Most economists think a pause in the BoE’s run of rate cuts is more likely than a full U-turn by the Monetary Policy Committee given the fragile state of the UK economy.
“We see a high hurdle for hikes,” James Moberly, senior UK economist at Goldman Sachs, said. “Unlike in 2022, the starting point for monetary policy is restrictive and the MPC faces a trade-off given that the unemployment rate is already elevated.”
Britain’s jobless rate rose to 5.2% in late 2025, its highest in nearly five years, but wage growth of 4.2% remains too strong for many BoE officials’ liking.
The MPC will have had an early view of new labour market data due for publication at 0700 GMT on Thursday.
Moberly said he expected the BoE would cut interest rates in July, assuming the disruption to shipping in the Strait of Hormuz is resolved soon.
Other major central banks meeting this week, including the ECB on Thursday, are also likely to tread warily due to the uncertainty caused by the war.
7-2 VOTE FOR A PAUSE SEEN AS MOST LIKELY
A Reuters poll of economists pointed to a 7-2 vote by the MPC’s nine members to keep Bank Rate on hold at 3.75% when the committee’s March decision is announced at 1200 GMT.

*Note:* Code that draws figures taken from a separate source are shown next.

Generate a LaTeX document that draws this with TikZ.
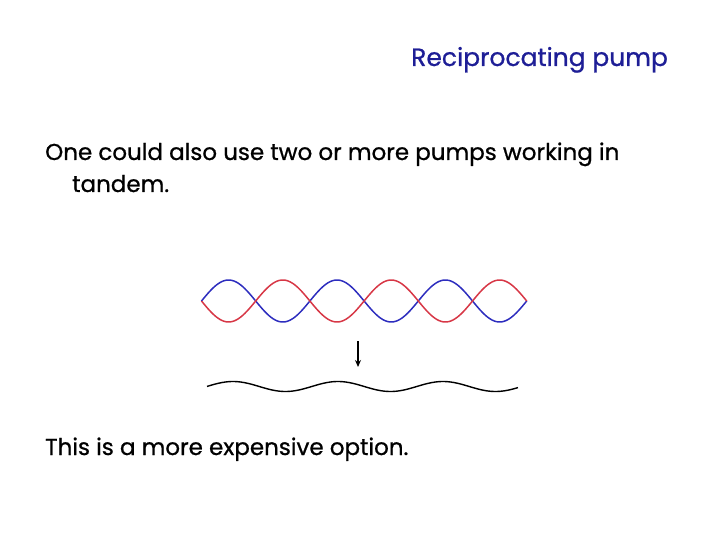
\documentclass[tikz,border=0pt]{standalone}
\usepackage{fontspec}
\setmainfont{Poppins}[FakeBold=0.8]
\usepackage{tikz}
\usetikzlibrary{positioning,arrows.meta}
\definecolor{titleblue}{RGB}{30,30,150}
\definecolor{waveblue}{RGB}{45,45,190}
\definecolor{wavered}{RGB}{215,55,70}

\begin{document}
\begin{tikzpicture}[x=1pt, y=-1pt, >={Stealth[length=7pt,width=6pt]},
    slidetext/.style={anchor=base west, inner sep=0pt, font=\fontsize{23}{27}\selectfont},
    wave/.style={line width=1.5pt, smooth, samples=160}]
  \useasboundingbox (0,0) rectangle (720,540);
  \node[slidetext, text=titleblue, font=\fontsize{25}{29}\selectfont] (title) at (411,66) {Reciprocating pump};
  \node[slidetext] (line1) at (45,160) {One could also use two or more pumps working in};
  \node[slidetext] (line2) at (72,192) {tandem.};
  % two pumps, out of phase
  \draw[wave, waveblue] plot[domain=201.5:526.7] (\x, {301-21*sin(3.321*(\x-201.5))});
  \draw[wave, wavered] plot[domain=201.5:526.7] (\x, {301+21*sin(3.321*(\x-201.5))});
  % combined flow
  \draw[wave, black, line width=1.4pt] plot[domain=207:518] (\x, {386.5-5*cos(3.4286*(\x-233))});
  \coordinate (arrtop) at (358,341);
  \coordinate (arrbot) at (358,367);
  \draw[->, line width=1.5pt] (arrtop) -- (arrbot);
  \node[slidetext] (note) at (45,455) {This is a more expensive option.};
\end{tikzpicture}
\end{document}
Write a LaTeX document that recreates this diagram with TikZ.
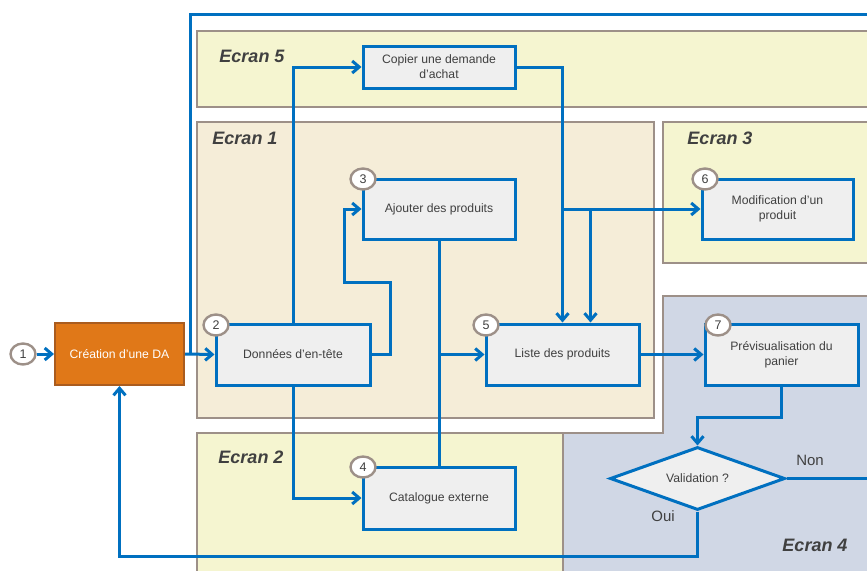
\documentclass[tikz,border=0pt]{standalone}
\usepackage{fontspec}
\setmainfont{Liberation Sans}
\usetikzlibrary{arrows.meta,shapes.geometric,calc}
\definecolor{lblue}{RGB}{0,112,192}
\definecolor{pborder}{RGB}{157,144,136}
\definecolor{pyellow}{RGB}{245,245,208}
\definecolor{pbeige}{RGB}{245,237,216}
\definecolor{pgray}{RGB}{208,215,229}
\definecolor{boxfill}{RGB}{239,239,239}
\definecolor{orangefill}{RGB}{224,120,24}
\definecolor{orangeborder}{RGB}{170,92,30}
\definecolor{txt}{RGB}{64,64,64}
\tikzset{
  panel/.style={draw=pborder, line width=2.4pt},
  ecran/.style={font=\fontsize{18}{21}\selectfont\bfseries\itshape, text=txt, inner sep=0pt},
  stepbox/.style={draw=lblue, line width=3pt, fill=boxfill, rectangle, text=txt,
    font=\fontsize{12.2}{15}\selectfont, align=center, inner sep=2pt},
  numcirc/.style={ellipse, draw=pborder, line width=2.4pt, fill=white, minimum width=25pt,
    minimum height=21pt, inner sep=0pt, text=txt, font=\fontsize{12.5}{14}\selectfont},
  arr/.style={draw=lblue, line width=3pt, -{Straight Barb[length=7pt,width=12pt,line width=3pt]}},
  ln/.style={draw=lblue, line width=3pt},
  lab/.style={text=txt, font=\fontsize{15}{17}\selectfont, inner sep=0pt}
}
\begin{document}
\begin{tikzpicture}[x=1pt,y=-1pt]
\useasboundingbox (0,0) rectangle (867,570);
\clip (0,0) rectangle (867,570);
% panels
\fill[pyellow] (197,31) rectangle (880,107);
\draw[panel] (880,31) -- (197,31) -- (197,107) -- (880,107);
\draw[panel, fill=pbeige] (197,122) rectangle (654,418);
\fill[pyellow] (663,122) rectangle (880,263);
\draw[panel] (880,122) -- (663,122) -- (663,263) -- (880,263);
\fill[pyellow] (197,433) rectangle (563,580);
\draw[panel] (197,580) -- (197,433) -- (563,433);
\fill[pgray] (663,296) -- (880,296) -- (880,580) -- (563,580) -- (563,433) -- (663,433) -- cycle;
\draw[panel] (880,296) -- (663,296) -- (663,433) -- (563,433) -- (563,580);
\node[ecran] (e5) at (252,56) {Ecran 5};
\node[ecran] (e1) at (245,138) {Ecran 1};
\node[ecran] (e3) at (720,138) {Ecran 3};
\node[ecran] (e2) at (251,457) {Ecran 2};
\node[ecran] (e4) at (815,545) {Ecran 4};
% nodes
\node[rectangle, draw=orangeborder, line width=2pt, fill=orangefill, text=white,
  font=\fontsize{12.2}{15}\selectfont, minimum width=129pt, minimum height=62pt] (crea) at (119.5,354) {Création d'une DA};
\node[stepbox, minimum width=154pt, minimum height=61pt] (don) at (293,354.5) {Données d'en-tête};
\node[stepbox, minimum width=152pt, minimum height=60pt] (ajo) at (439,209) {Ajouter des produits};
\node[stepbox, minimum width=152pt, minimum height=42pt] (cop) at (439,67) {Copier une demande\\d'achat};
\node[stepbox, minimum width=152pt, minimum height=62pt] (cat) at (439,498) {Catalogue externe};
\node[stepbox, minimum width=153pt, minimum height=61pt] (lis) at (562.5,354.5) {Liste des produits};
\node[stepbox, minimum width=151pt, minimum height=60pt] (mod) at (777.5,209) {Modification d'un\\produit};
\node[stepbox, minimum width=153pt, minimum height=61pt] (pre) at (781.5,354.5) {Prévisualisation du\\panier};
\node[diamond, draw=lblue, line width=3pt, fill=boxfill, text=txt, font=\fontsize{12.2}{15}\selectfont,
  aspect=2.78, inner sep=0pt, minimum width=175pt, minimum height=63pt] (val) at (697.5,478.5) {Validation ?};
% connectors
\coordinate (jtop) at (190,354);
\draw[ln] (jtop) -- (190,14) -- (880,14);
\draw[arr] (crea.east) -- (don.west);
\draw[arr] (don.north) |- (cop.west);
\draw[arr] (don.east) -- ++(19,0) -- ++(0,-72) -- ++(-46,0) |- (ajo.west);
\draw[arr] (don.south) |- (cat.west);
\draw[ln] (cat.north) -- (ajo.south);
\coordinate (jcat) at (ajo.south |- lis.west);
\draw[arr] (jcat) -- (lis.west);
\draw[arr] (cop.east) -| (lis.north);
\coordinate (jmod) at (lis.north |- mod.west);
\draw[arr] (jmod) -- (mod.west);
\coordinate (jmod2) at ($(jmod)+(28,0)$);
\draw[arr] (jmod2) -- ($(lis.north)+(28,0)$);
\draw[arr] (lis.east) -- (pre.west);
\draw[arr] (pre.south) -- ++(0,31) -| (val.north);
\coordinate (nonend) at (880,478.5);
\draw[ln] (val.east) -- (nonend);
\draw[arr] (val.south) -- ++(0,45) -| (crea.south);
\node[lab] (non) at (810,460) {Non};
\node[lab] (oui) at (663,516) {Oui};
% number circles
\node[numcirc] (c1) at (23,354) {1};
\draw[arr] (c1.east) -- (crea.west);
\node[numcirc] (c2) at (216,325) {2};
\node[numcirc] (c3) at (363,179) {3};
\node[numcirc] (c4) at (363,467) {4};
\node[numcirc] (c5) at (486,325) {5};
\node[numcirc] (c6) at (705,179) {6};
\node[numcirc] (c7) at (718,325) {7};
\end{tikzpicture}
\end{document}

Before the conflict, Governor Andrew Bailey – who has been the swing voter in the MPC’s last three decisions – said he viewed a March rate cut as “a genuinely open question”.
With no press conference scheduled after the announcement and no new economic forecasts due to be published, investors will study individual committee members’ comments to get a sense of any changes in their views.
Analysts expect that most will not send clear signals about what they might do next and that the MPC statement will drop recent guidance that rates are likely to fall further.